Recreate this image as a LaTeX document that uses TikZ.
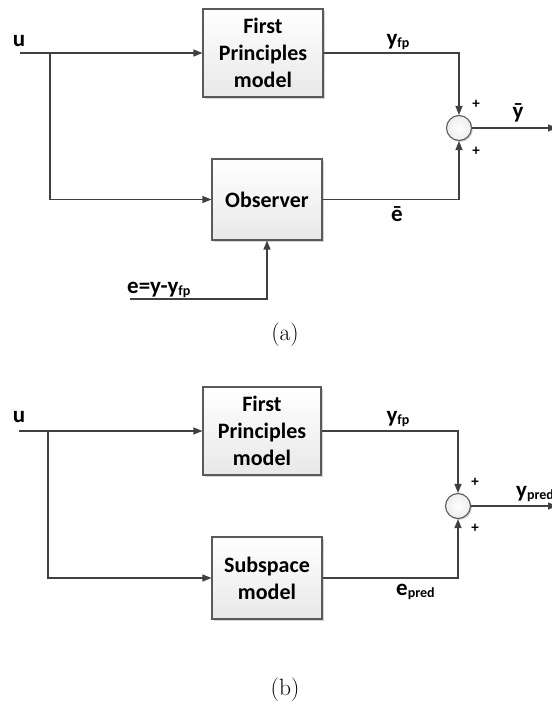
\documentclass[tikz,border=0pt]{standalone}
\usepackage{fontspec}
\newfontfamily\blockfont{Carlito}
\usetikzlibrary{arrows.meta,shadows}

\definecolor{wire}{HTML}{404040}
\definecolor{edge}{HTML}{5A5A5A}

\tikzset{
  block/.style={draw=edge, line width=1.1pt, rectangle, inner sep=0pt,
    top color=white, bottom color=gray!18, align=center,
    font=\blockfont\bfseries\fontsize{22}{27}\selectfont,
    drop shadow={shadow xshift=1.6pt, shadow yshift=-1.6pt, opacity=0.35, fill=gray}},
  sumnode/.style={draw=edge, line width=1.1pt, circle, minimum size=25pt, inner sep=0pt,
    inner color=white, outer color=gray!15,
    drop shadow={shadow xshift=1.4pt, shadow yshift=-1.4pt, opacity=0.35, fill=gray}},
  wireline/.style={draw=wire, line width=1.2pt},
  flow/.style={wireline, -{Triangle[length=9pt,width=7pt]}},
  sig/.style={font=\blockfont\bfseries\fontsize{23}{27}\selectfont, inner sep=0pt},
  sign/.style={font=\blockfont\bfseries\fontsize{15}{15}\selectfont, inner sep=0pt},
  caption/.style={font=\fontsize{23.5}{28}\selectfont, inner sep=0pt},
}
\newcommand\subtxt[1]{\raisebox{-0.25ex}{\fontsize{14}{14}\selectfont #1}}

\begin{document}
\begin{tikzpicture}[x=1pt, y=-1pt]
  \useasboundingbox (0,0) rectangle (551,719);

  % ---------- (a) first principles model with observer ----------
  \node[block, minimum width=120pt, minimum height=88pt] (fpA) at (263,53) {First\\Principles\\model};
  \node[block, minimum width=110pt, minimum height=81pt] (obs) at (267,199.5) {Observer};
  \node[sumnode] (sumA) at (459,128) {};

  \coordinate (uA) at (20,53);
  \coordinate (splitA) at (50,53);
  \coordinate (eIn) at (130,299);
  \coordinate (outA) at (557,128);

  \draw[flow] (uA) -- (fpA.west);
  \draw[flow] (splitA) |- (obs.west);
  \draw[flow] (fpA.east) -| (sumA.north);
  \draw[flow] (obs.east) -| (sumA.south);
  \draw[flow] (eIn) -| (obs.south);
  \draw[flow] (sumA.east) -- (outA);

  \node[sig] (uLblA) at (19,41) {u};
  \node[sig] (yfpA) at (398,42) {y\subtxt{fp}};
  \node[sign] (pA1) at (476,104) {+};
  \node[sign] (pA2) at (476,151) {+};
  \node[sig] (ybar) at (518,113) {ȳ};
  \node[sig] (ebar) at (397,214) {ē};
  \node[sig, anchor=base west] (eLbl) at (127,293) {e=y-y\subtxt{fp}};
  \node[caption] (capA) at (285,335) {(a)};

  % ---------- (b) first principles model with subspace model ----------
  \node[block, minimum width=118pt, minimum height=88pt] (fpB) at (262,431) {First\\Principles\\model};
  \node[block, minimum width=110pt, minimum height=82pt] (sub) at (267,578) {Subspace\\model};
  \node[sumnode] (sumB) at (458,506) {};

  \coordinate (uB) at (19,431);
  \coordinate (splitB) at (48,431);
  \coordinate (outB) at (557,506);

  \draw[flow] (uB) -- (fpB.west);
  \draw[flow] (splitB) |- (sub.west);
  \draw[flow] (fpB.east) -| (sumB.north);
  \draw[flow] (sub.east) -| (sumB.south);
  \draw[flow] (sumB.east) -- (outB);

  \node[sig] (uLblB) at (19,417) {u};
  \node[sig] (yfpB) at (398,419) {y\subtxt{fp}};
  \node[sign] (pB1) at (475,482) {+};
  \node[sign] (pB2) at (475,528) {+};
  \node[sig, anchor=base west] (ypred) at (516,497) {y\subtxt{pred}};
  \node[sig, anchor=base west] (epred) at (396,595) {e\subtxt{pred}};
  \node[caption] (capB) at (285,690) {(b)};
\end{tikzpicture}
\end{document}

### The problem
Repeat only the lines from the beginning of the material through the line containing "(0,0) rectangle (551,719);", both ends kept, leaving pictures out.

### Task answer
Recreate this image as a LaTeX document that uses TikZ.
\documentclass[tikz,border=0pt]{standalone}
\usepackage{fontspec}
\newfontfamily\blockfont{Carlito}
\usetikzlibrary{arrows.meta,shadows}

\definecolor{wire}{HTML}{404040}
\definecolor{edge}{HTML}{5A5A5A}

\tikzset{
  block/.style={draw=edge, line width=1.1pt, rectangle, inner sep=0pt,
    top color=white, bottom color=gray!18, align=center,
    font=\blockfont\bfseries\fontsize{22}{27}\selectfont,
    drop shadow={shadow xshift=1.6pt, shadow yshift=-1.6pt, opacity=0.35, fill=gray}},
  sumnode/.style={draw=edge, line width=1.1pt, circle, minimum size=25pt, inner sep=0pt,
    inner color=white, outer color=gray!15,
    drop shadow={shadow xshift=1.4pt, shadow yshift=-1.4pt, opacity=0.35, fill=gray}},
  wireline/.style={draw=wire, line width=1.2pt},
  flow/.style={wireline, -{Triangle[length=9pt,width=7pt]}},
  sig/.style={font=\blockfont\bfseries\fontsize{23}{27}\selectfont, inner sep=0pt},
  sign/.style={font=\blockfont\bfseries\fontsize{15}{15}\selectfont, inner sep=0pt},
  caption/.style={font=\fontsize{23.5}{28}\selectfont, inner sep=0pt},
}
\newcommand\subtxt[1]{\raisebox{-0.25ex}{\fontsize{14}{14}\selectfont #1}}

\begin{document}
\begin{tikzpicture}[x=1pt, y=-1pt]
  \useasboundingbox (0,0) rectangle (551,719);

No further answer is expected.